If you could just sort of update us on operating costs. I mean you now have a good number of ships, and I'm assuming you can provide some hard numbers around what the OpEx is looking like, and hopefully it's a little bit below the original expectations given the quality of the fleet.
If you could just update us on that, that would be great.
Cameron Mackey
Well, I think the vessels you can see in the position, the vessels that the big change. So I think a – let’s say more accurate number is going to come in the end of this quarter, you’ve just got a tremendous change as you quite rightly pointed out the number of vessels coming in.
So you will any benefit to that are really going to be more shown from the next month or two.
Amit Malhotra
Okay. Yes.
That's fair. Alright, guys.
That's all I had. Thank you so much.
Appreciate it.
Operator
We’ll go next Omar Nokta with Clarksons Platou Securities.
Omar Nokta
Hi, thank you. Yes, just – More just a general question discussion.

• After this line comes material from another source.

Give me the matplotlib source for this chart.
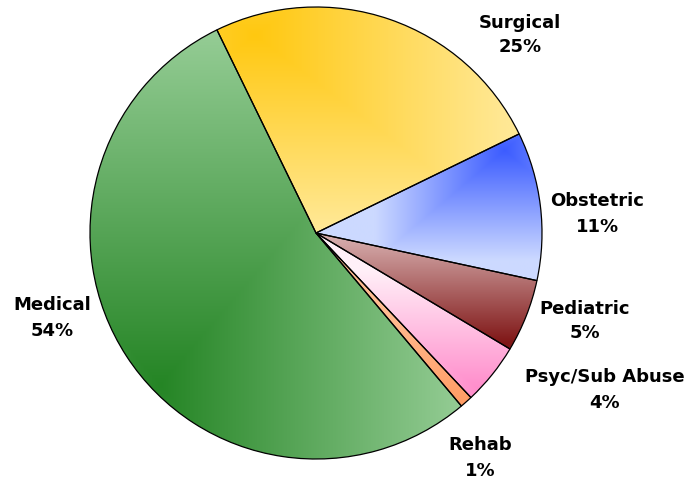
import numpy as np
import matplotlib
matplotlib.use("Agg")
import matplotlib.pyplot as plt
from matplotlib.colors import to_rgb

# data
categories = ["Surgical", "Obstetric", "Pediatric", "Psyc/Sub Abuse", "Rehab", "Medical"]
shares = [25.0, 10.6, 5.2, 4.4, 0.9, 53.9]

W, H = 696, 479
CX, CY, R = 316, 233, 226

# corner gradients: (dark colour, light colour, dark point px, spread x px, spread y px)
styles = [
    ("#ffc810", "#ffe894", (255, 35), 250, 190),
    ("#3c5cff", "#ccd9ff", (505, 150), 130, 110),
    ("#7e1414", "#d4aaaa", (505, 345), 185, 105),
    ("#ff8ccb", "#fff0f8", (480, 390), 150, 120),
    ("#ff9c64", "#ffbb90", (465, 405), 120, 90),
    ("#258525", "#94cc94", (160, 385), 300, 350),
]
label_pos = [(520, 35), (597, 214), (585, 321), (605, 390), (480, 458), (52, 318)]


def px(p):
    return ((p[0] - CX) / R, (CY - p[1]) / R)


fig = plt.figure(figsize=(W / 100, H / 100), dpi=100)
ax = fig.add_axes([0, 0, 1, 1])
x0, x1 = -CX / R, (W - CX) / R
y0, y1 = -(H - CY) / R, CY / R

wedges, _ = ax.pie(shares, startangle=116, counterclock=False, radius=1,
                   wedgeprops=dict(edgecolor="black", linewidth=0.9))

gx, gy = np.meshgrid(np.linspace(x0, x1, 700), np.linspace(y1, y0, 480))
for w, (dark, light, pd, sx, sy) in zip(wedges, styles):
    a = px(pd)
    t = np.maximum(np.abs(gx - a[0]) * R / sx, np.abs(gy - a[1]) * R / sy)
    t = np.clip(t, 0, 1)[..., None]
    img = np.array(to_rgb(dark)) * (1 - t) + np.array(to_rgb(light)) * t
    im = ax.imshow(img, extent=(x0, x1, y0, y1), zorder=0, interpolation="bilinear")
    im.set_clip_path(w)
    w.set_facecolor("none")

for name, val, p in zip(categories, shares, label_pos):
    ax.text(*px(p), f"{name}\n{round(val)}%", ha="center", va="center",
            fontsize=13, fontweight="bold", linespacing=1.5)

ax.set_xlim(x0, x1)
ax.set_ylim(y0, y1)
ax.set_aspect("auto")
ax.axis("off")
fig.savefig("out.png", dpi=100)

Last earnings call you were fairly close to when you had just issued the equity and you had sold most of the 20 vessels. You had said you were looking to take maybe a step back and just allow the cash to come in and see how the market goes.
As things have developed here, obviously you've gotten this new waiver that definitely provides some flexibility. As you think about going into 2016, where are you on the idea of having a fleet of 60 ships?
Are you still taking a step back, or would you look to be a seller again?
Robert Bugbee
Well at the moment nothing, if you look at the model and from the offering I think – on the offering we were using sort of market figures around $6,000, $7,000, $9,000 a day. We clearly were of the view that one should not – one could hope for a winter improvement, but one should rely on it.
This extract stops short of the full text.